START SOURCE DATA

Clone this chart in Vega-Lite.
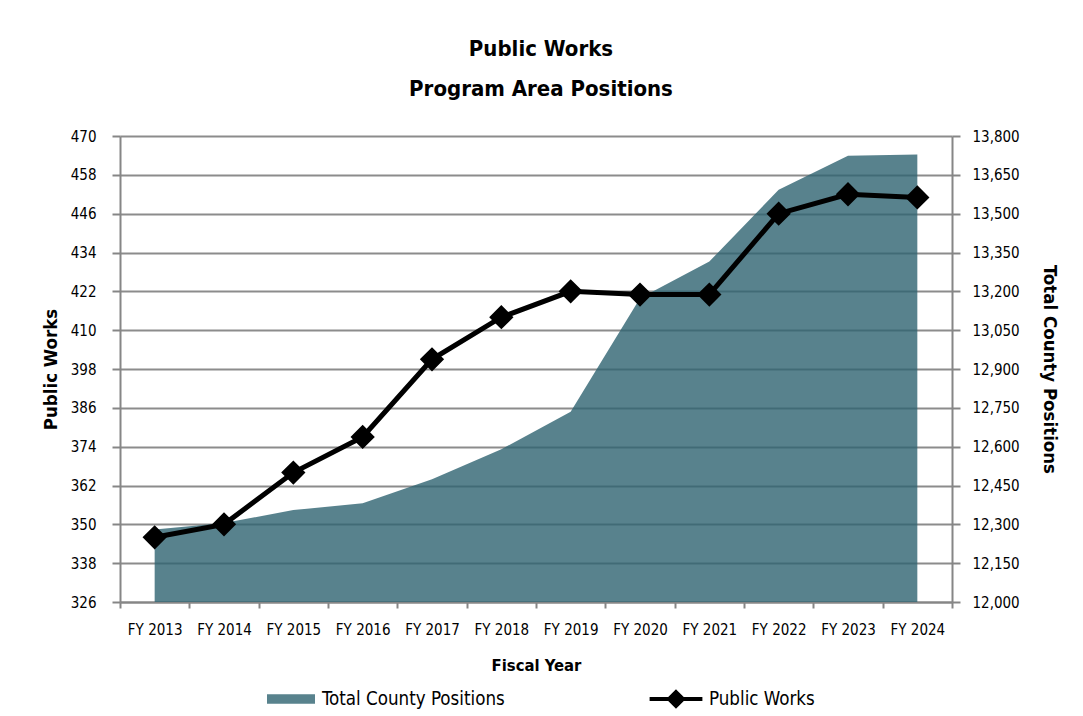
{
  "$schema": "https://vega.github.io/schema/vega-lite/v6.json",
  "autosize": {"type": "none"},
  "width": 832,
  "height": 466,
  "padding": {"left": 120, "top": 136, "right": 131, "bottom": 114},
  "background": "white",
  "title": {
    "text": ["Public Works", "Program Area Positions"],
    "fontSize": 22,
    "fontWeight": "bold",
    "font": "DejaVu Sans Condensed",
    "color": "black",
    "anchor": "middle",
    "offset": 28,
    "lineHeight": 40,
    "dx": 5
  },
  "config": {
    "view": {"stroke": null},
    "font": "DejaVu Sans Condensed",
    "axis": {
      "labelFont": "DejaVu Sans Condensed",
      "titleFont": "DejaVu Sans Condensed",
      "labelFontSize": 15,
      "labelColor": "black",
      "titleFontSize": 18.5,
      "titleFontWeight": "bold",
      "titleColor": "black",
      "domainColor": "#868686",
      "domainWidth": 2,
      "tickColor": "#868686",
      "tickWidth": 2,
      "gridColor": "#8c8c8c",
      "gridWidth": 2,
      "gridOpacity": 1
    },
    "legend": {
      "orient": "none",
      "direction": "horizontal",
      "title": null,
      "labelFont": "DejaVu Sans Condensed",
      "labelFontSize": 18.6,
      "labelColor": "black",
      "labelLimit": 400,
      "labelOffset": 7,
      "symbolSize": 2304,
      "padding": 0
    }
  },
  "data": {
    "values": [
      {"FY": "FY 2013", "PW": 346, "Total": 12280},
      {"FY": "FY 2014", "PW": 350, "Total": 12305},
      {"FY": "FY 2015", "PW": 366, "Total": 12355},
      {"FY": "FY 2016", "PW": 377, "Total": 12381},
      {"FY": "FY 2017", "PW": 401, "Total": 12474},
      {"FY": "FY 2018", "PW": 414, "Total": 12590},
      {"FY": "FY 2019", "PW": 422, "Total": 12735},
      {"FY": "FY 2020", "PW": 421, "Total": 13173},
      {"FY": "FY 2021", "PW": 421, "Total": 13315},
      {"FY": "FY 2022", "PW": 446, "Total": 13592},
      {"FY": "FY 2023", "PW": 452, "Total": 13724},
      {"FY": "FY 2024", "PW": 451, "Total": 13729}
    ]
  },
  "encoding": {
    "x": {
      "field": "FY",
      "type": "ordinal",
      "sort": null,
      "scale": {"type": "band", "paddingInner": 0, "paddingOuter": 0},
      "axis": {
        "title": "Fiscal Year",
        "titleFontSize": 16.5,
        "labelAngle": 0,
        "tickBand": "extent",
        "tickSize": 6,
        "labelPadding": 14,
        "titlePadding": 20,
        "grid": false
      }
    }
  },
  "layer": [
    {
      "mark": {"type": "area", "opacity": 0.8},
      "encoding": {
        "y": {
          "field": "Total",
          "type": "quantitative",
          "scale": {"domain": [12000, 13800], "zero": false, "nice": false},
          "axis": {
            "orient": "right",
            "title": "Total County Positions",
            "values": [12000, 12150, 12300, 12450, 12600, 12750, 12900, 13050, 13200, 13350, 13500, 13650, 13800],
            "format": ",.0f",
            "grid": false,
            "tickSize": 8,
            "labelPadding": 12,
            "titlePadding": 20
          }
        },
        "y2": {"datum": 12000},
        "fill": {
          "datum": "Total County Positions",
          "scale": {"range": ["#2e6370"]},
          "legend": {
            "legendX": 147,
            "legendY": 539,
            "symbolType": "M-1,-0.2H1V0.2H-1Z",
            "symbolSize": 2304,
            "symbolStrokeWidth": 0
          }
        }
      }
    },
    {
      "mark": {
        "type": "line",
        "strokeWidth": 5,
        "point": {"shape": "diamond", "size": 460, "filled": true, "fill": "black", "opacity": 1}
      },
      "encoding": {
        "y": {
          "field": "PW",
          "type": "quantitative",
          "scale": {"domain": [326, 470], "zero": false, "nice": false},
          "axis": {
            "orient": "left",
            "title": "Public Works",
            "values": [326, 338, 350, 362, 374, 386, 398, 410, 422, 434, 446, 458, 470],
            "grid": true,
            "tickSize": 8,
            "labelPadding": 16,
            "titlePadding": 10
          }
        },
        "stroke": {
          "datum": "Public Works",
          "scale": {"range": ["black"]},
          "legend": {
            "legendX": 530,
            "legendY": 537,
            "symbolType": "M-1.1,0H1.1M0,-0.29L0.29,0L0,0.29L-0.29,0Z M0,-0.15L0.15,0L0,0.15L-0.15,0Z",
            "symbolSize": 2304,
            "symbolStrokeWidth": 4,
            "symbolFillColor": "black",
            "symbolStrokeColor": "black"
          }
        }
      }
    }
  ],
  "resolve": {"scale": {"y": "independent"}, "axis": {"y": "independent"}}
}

END SOURCE DATA

## DIRECTIONS
Output an exact copy of the material, with the pictures removed.

## ANSWER IN FULL
Clone this chart in Vega-Lite.
{
  "$schema": "https://vega.github.io/schema/vega-lite/v6.json",
  "autosize": {"type": "none"},
  "width": 832,
  "height": 466,
  "padding": {"left": 120, "top": 136, "right": 131, "bottom": 114},
  "background": "white",
  "title": {
    "text": ["Public Works", "Program Area Positions"],
    "fontSize": 22,
    "fontWeight": "bold",
    "font": "DejaVu Sans Condensed",
    "color": "black",
    "anchor": "middle",
    "offset": 28,
    "lineHeight": 40,
    "dx": 5
  },
  "config": {
    "view": {"stroke": null},
    "font": "DejaVu Sans Condensed",
    "axis": {
      "labelFont": "DejaVu Sans Condensed",
      "titleFont": "DejaVu Sans Condensed",
      "labelFontSize": 15,
      "labelColor": "black",
      "titleFontSize": 18.5,
      "titleFontWeight": "bold",
      "titleColor": "black",
      "domainColor": "#868686",
      "domainWidth": 2,
      "tickColor": "#868686",
      "tickWidth": 2,
      "gridColor": "#8c8c8c",
      "gridWidth": 2,
      "gridOpacity": 1
    },
    "legend": {
      "orient": "none",
      "direction": "horizontal",
      "title": null,
      "labelFont": "DejaVu Sans Condensed",
      "labelFontSize": 18.6,
      "labelColor": "black",
      "labelLimit": 400,
      "labelOffset": 7,
      "symbolSize": 2304,
      "padding": 0
    }
  },
  "data": {
    "values": [
      {"FY": "FY 2013", "PW": 346, "Total": 12280},
      {"FY": "FY 2014", "PW": 350, "Total": 12305},
      {"FY": "FY 2015", "PW": 366, "Total": 12355},
      {"FY": "FY 2016", "PW": 377, "Total": 12381},
      {"FY": "FY 2017", "PW": 401, "Total": 12474},
      {"FY": "FY 2018", "PW": 414, "Total": 12590},
      {"FY": "FY 2019", "PW": 422, "Total": 12735},
      {"FY": "FY 2020", "PW": 421, "Total": 13173},
      {"FY": "FY 2021", "PW": 421, "Total": 13315},
      {"FY": "FY 2022", "PW": 446, "Total": 13592},
      {"FY": "FY 2023", "PW": 452, "Total": 13724},
      {"FY": "FY 2024", "PW": 451, "Total": 13729}
    ]
  },
  "encoding": {
    "x": {
      "field": "FY",
      "type": "ordinal",
      "sort": null,
      "scale": {"type": "band", "paddingInner": 0, "paddingOuter": 0},
      "axis": {
        "title": "Fiscal Year",
        "titleFontSize": 16.5,
        "labelAngle": 0,
        "tickBand": "extent",
        "tickSize": 6,
        "labelPadding": 14,
        "titlePadding": 20,
        "grid": false
      }
    }
  },
  "layer": [
    {
      "mark": {"type": "area", "opacity": 0.8},
      "encoding": {
        "y": {
          "field": "Total",
          "type": "quantitative",
          "scale": {"domain": [12000, 13800], "zero": false, "nice": false},
          "axis": {
            "orient": "right",
            "title": "Total County Positions",
            "values": [12000, 12150, 12300, 12450, 12600, 12750, 12900, 13050, 13200, 13350, 13500, 13650, 13800],
            "format": ",.0f",
            "grid": false,
            "tickSize": 8,
            "labelPadding": 12,
            "titlePadding": 20
          }
        },
        "y2": {"datum": 12000},
        "fill": {
          "datum": "Total County Positions",
          "scale": {"range": ["#2e6370"]},
          "legend": {
            "legendX": 147,
            "legendY": 539,
            "symbolType": "M-1,-0.2H1V0.2H-1Z",
            "symbolSize": 2304,
            "symbolStrokeWidth": 0
          }
        }
      }
    },
    {
      "mark": {
        "type": "line",
        "strokeWidth": 5,
        "point": {"shape": "diamond", "size": 460, "filled": true, "fill": "black", "opacity": 1}
      },
      "encoding": {
        "y": {
          "field": "PW",
          "type": "quantitative",
          "scale": {"domain": [326, 470], "zero": false, "nice": false},
          "axis": {
            "orient": "left",
            "title": "Public Works",
            "values": [326, 338, 350, 362, 374, 386, 398, 410, 422, 434, 446, 458, 470],
            "grid": true,
            "tickSize": 8,
            "labelPadding": 16,
            "titlePadding": 10
          }
        },
        "stroke": {
          "datum": "Public Works",
          "scale": {"range": ["black"]},
          "legend": {
            "legendX": 530,
            "legendY": 537,
            "symbolType": "M-1.1,0H1.1M0,-0.29L0.29,0L0,0.29L-0.29,0Z M0,-0.15L0.15,0L0,0.15L-0.15,0Z",
            "symbolSize": 2304,
            "symbolStrokeWidth": 4,
            "symbolFillColor": "black",
            "symbolStrokeColor": "black"
          }
        }
      }
    }
  ],
  "resolve": {"scale": {"y": "independent"}, "axis": {"y": "independent"}}
}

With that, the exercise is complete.